Does it elevate or denigrate? Does it encourage nobility or nihilism? Can any child make sense of the endlessly terrible tales the media offers? Can any of us? Too many children are abandoned to feed on a garbage heap filled with incomprehensibly tragic events. All of us share the consequence of a culture that subsists on this disastrous diet.

Does anyone really believe that the fodder of screened programming and mass media benefits the minds and bodies of children? Does anyone really think the developmental needs of children are nurtured as they sit before the legions of digital screens available to them?

Children will, out of necessity, build a callus to protect their vulnerable souls as they feed on a menu of mayhem. In short, they become hardened. They do so in an attempt to defend themselves—to shield themselves from becoming desperately injured.

Children construct these self-protection systems because too many adults don't possess the common sense or the willpower to protect them from influences that violate the nature of childhood.

Children who build calluses for their souls may succeed in superficially protecting themselves from destructive influences; however, the same calluses that protect can become impediments, thwarting the ability to absorb that which is good. Children who haven't experienced healthy, developmentally appropriate activities or positive human relationships are susceptible to estrangement from family, friends, and society. Where does this alienation lead? Only tragedy.

Children are too often left to feed from a trough of tribulation. Is it any wonder that so many children become cold, numb—eventually inhuman? Is it any wonder that we experience such extreme acts of violence?

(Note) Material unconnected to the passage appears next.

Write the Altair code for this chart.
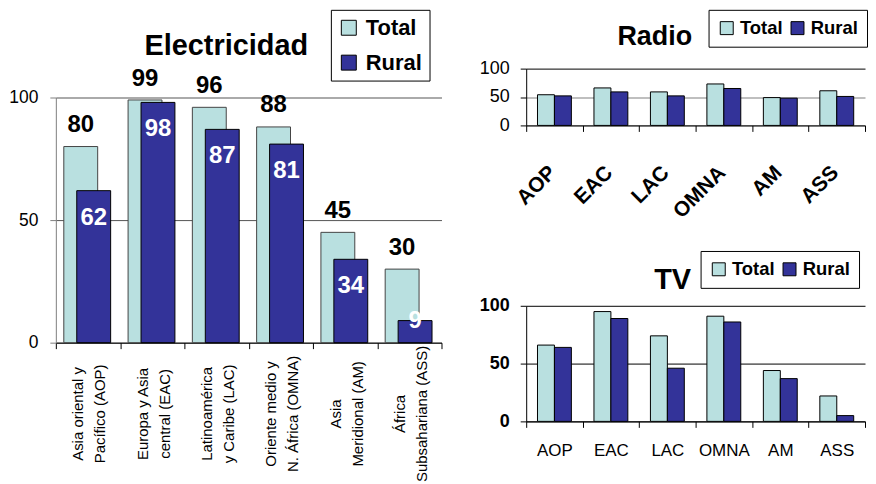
import altair as alt
import pandas as pd

# ---------------- data ----------------
regions = ["AOP", "EAC", "LAC", "OMNA", "AM", "ASS"]
elec_names = [
    "Asia oriental y|Pacífico (AOP)",
    "Europa y Asia|central (EAC)",
    "Latinoamérica|y Caribe (LAC)",
    "Oriente medio y|N. África (OMNA)",
    "Asia|Meridional (AM)",
    "África|Subsahariana (ASS)",
]
series = ["Total", "Rural"]
elec_total = [80, 99, 96, 88, 45, 30]
elec_rural = [62, 98, 87, 81, 34, 9]
radio_total = [54, 66, 59, 73, 49, 61]
radio_rural = [52, 59, 52, 65, 48, 51]
tv_total = [66, 95, 74, 91, 44, 22]
tv_rural = [64, 89, 46, 86, 37, 5]

CYAN = "#B9E0E0"
BLUE = "#333399"
SANS = "Liberation Sans, Arial, Helvetica"


def long_table(labels, total, rural):
    rows = []
    for lab, t, r in zip(labels, total, rural):
        rows.append({"region": lab, "serie": "Total", "v": t})
        rows.append({"region": lab, "serie": "Rural", "v": r})
    return pd.DataFrame(rows)


color_scale = alt.Scale(domain=series, range=[CYAN, BLUE])


def make_legend(x, y, direction, size, font_size, padding, row_pad, col_pad, lab_off):
    return alt.Legend(
        title=None, orient="none", legendX=x, legendY=y, direction=direction,
        symbolType="square", symbolSize=size, symbolStrokeColor="black",
        symbolStrokeWidth=1, symbolOpacity=1,
        labelFont=SANS, labelFontSize=font_size, labelFontWeight="bold",
        labelColor="black", padding=padding, rowPadding=row_pad,
        columnPadding=col_pad, labelOffset=lab_off,
        strokeColor="black", fillColor="white",
    )


# ---------------- Electricidad ----------------
elec_df = long_table(elec_names, elec_total, elec_rural)
ex = alt.X(
    "region:N", sort=elec_names,
    scale=alt.Scale(paddingInner=0, paddingOuter=0),
    axis=alt.Axis(
        title=None, labelExpr="split(datum.label, '|')", labelAngle=270,
        labelAlign="center", labelBaseline="middle", labelFont=SANS,
        labelFontSize=15, labelLineHeight=22, labelPadding=65, labelOffset=-10,
        tickBand="extent", tickSize=6, tickColor="black", domainColor="black",
        labelColor="black", labelLimit=300, grid=False,
    ),
)
ey = alt.Y(
    "v:Q", scale=alt.Scale(domain=[0, 100], nice=False),
    axis=alt.Axis(
        title=None, values=[0, 50, 100], grid=True, gridColor="#555555",
        domainColor="#808080", tickColor="#808080", tickSize=6,
        labelFont=SANS, labelFontSize=17.5, labelPadding=12, labelColor="black",
    ),
)
elec_base = alt.Chart(elec_df)
elec_color = alt.Color(
    "serie:N", scale=color_scale,
    legend=make_legend(276, -88, "vertical", 225, 22, 7, 13, 10, 6),
)
e_tot = elec_base.transform_filter("datum.serie == 'Total'").mark_bar(
    width=34, xOffset=-7.25, stroke="#444444", strokeWidth=1, opacity=1
).encode(x=ex, y=ey, color=elec_color)
e_rur = elec_base.transform_filter("datum.serie == 'Rural'").mark_bar(
    width=34, xOffset=5.75, stroke="black", strokeWidth=1, opacity=1
).encode(x=ex, y=ey, color=elec_color)
e_tot_lab = elec_base.transform_filter("datum.serie == 'Total'").mark_text(
    font=SANS, fontSize=24, fontWeight="bold", color="black",
    baseline="middle", dy=-21.5, xOffset=-7.25,
).encode(x=ex, y=ey, text="v:Q")
e_rur_lab = elec_base.transform_filter("datum.serie == 'Rural'").transform_calculate(
    ly="max(datum.v, 20)"
).mark_text(
    font=SANS, fontSize=24, fontWeight="bold", color="white",
    baseline="middle", dy=27, xOffset=5.75,
).encode(x=ex, y=alt.Y("ly:Q"), text="v:Q")

elec = alt.layer(e_tot, e_rur, e_tot_lab, e_rur_lab).properties(
    width=387, height=246,
    title=alt.TitleParams(
        text="Electricidad", font=SANS, fontSize=29, fontWeight="bold",
        color="black", anchor="middle", frame="group", offset=-52, dx=-22.5,
    ),
)

# ---------------- Radio ----------------
radio_df = long_table(regions, radio_total, radio_rural)
rx = alt.X(
    "region:N", sort=regions,
    scale=alt.Scale(paddingInner=0, paddingOuter=0),
    axis=alt.Axis(
        title=None, labelAngle=315, labelAlign="right", labelBaseline="middle",
        labelFont=SANS, labelFontSize=21, labelFontWeight="bold",
        labelPadding=38, labelOffset=-2, tickBand="extent", tickSize=6,
        tickColor="black", domainColor="black", labelColor="black", grid=False,
    ),
)
ry = alt.Y(
    "v:Q", scale=alt.Scale(domain=[0, 100], nice=False),
    axis=alt.Axis(
        title=None, values=[0, 50, 100], grid=True,
        gridColor={"condition": {"test": "datum.value === 100", "value": "#000000"},
                   "value": "#808080"},
        domainColor="black", tickColor="black", tickSize=6,
        labelFont=SANS, labelFontSize=18, labelPadding=11, labelColor="black",
    ),
)
radio_color = alt.Color(
    "serie:N", scale=color_scale,
    legend=make_legend(183, -59, "horizontal", 169, 18.5, 9, 4, 5, 4),
)
radio_base = alt.Chart(radio_df)
r_tot = radio_base.transform_filter("datum.serie == 'Total'").mark_bar(
    width=17, xOffset=-8.5, stroke="black", strokeWidth=1, opacity=1
).encode(x=rx, y=ry, color=radio_color)
r_rur = radio_base.transform_filter("datum.serie == 'Rural'").mark_bar(
    width=17, xOffset=8.5, stroke="black", strokeWidth=1, opacity=1
).encode(x=rx, y=ry, color=radio_color)
radio = alt.layer(r_tot, r_rur).properties(
    width=340, height=57,
    title=alt.TitleParams(
        text="Radio", font=SANS, fontSize=27, fontWeight="bold", color="black",
        anchor="middle", frame="group", offset=-42, dx=-41,
    ),
)

# ---------------- TV ----------------
tv_df = long_table(regions, tv_total, tv_rural)
tx = alt.X(
    "region:N", sort=regions,
    scale=alt.Scale(paddingInner=0, paddingOuter=0),
    axis=alt.Axis(
        title=None, labelAngle=0, labelAlign="center", labelBaseline="top",
        labelFont=SANS, labelFontSize=17, labelPadding=15,
        tickBand="extent", tickSize=6, tickColor="black",
        domainColor="black", labelColor="black", grid=False,
    ),
)
ty = alt.Y(
    "v:Q", scale=alt.Scale(domain=[0, 100], nice=False),
    axis=alt.Axis(
        title=None, values=[0, 50, 100], grid=True, gridColor="black",
        domainColor="black", tickColor="black", tickSize=6,
        labelFont=SANS, labelFontSize=18, labelFontWeight="bold",
        labelPadding=11, labelColor="black",
    ),
)
tv_color = alt.Color(
    "serie:N", scale=color_scale,
    legend=make_legend(175, -55, "horizontal", 169, 18.5, 9, 4, 5, 4),
)
tv_base = alt.Chart(tv_df)
t_tot = tv_base.transform_filter("datum.serie == 'Total'").mark_bar(
    width=17, xOffset=-8.5, stroke="black", strokeWidth=1, opacity=1
).encode(x=tx, y=ty, color=tv_color)
t_rur = tv_base.transform_filter("datum.serie == 'Rural'").mark_bar(
    width=17, xOffset=8.5, stroke="black", strokeWidth=1, opacity=1
).encode(x=tx, y=ty, color=tv_color)
tv = alt.layer(t_tot, t_rur).properties(
    width=340, height=116,
    title=alt.TitleParams(
        text="TV", font=SANS, fontSize=29, fontWeight="bold", color="black",
        anchor="middle", frame="group", offset=-45, dx=-23,
    ),
)

# ---------------- layout ----------------
spacer = alt.Chart(pd.DataFrame({"a": [0]})).mark_point(opacity=0).encode(
    x=alt.value(0), y=alt.value(0)
).properties(width=387, height=29)

left = alt.vconcat(spacer, elec, spacing=0, bounds="flush").resolve_scale(
    color="independent"
).resolve_legend(color="independent")
right = alt.vconcat(radio, tv, spacing=181, bounds="flush").resolve_scale(
    color="independent"
).resolve_legend(color="independent")

chart = alt.hconcat(left, right, spacing=36).resolve_scale(
    color="independent"
).resolve_legend(color="independent").properties(
    padding=0, background="white"
).configure_view(strokeWidth=0)

chart.save("out.html", embed_options={"renderer": "svg", "actions": False})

It is far past time for us to think differently about children. We cannot continue to abandon the nourishment of warm human contact for the trite, depressive fare of screened programming and expect our children to represent the best humanity can achieve. We cannot expect children to become energetic and hopeful adults if they feed upon such gruesome gruel.

Watch the same screens that your children do. Watch the news and the sitcoms. Watch the movies. Watch the fast-paced games. Watch computer programs jump and explode at a frantic pace. Watch all this and ask, "Is this the menu I desire for my children?"

If not, then wean yourself and the children in your care from the addiction to glowing screens. Offer them something substantial, personal, and humanly warm. It is time to rediscover the cultural necessity of loving human interaction. We must rediscover the organic needs of childhood if our future is to be collectively hopeful.

The future is formed by the decisions you make today. Whether you recognize the sacred responsibility of raising children or not, it is a fact: "Everyone—sooner or later—sits down to a banquet of consequences."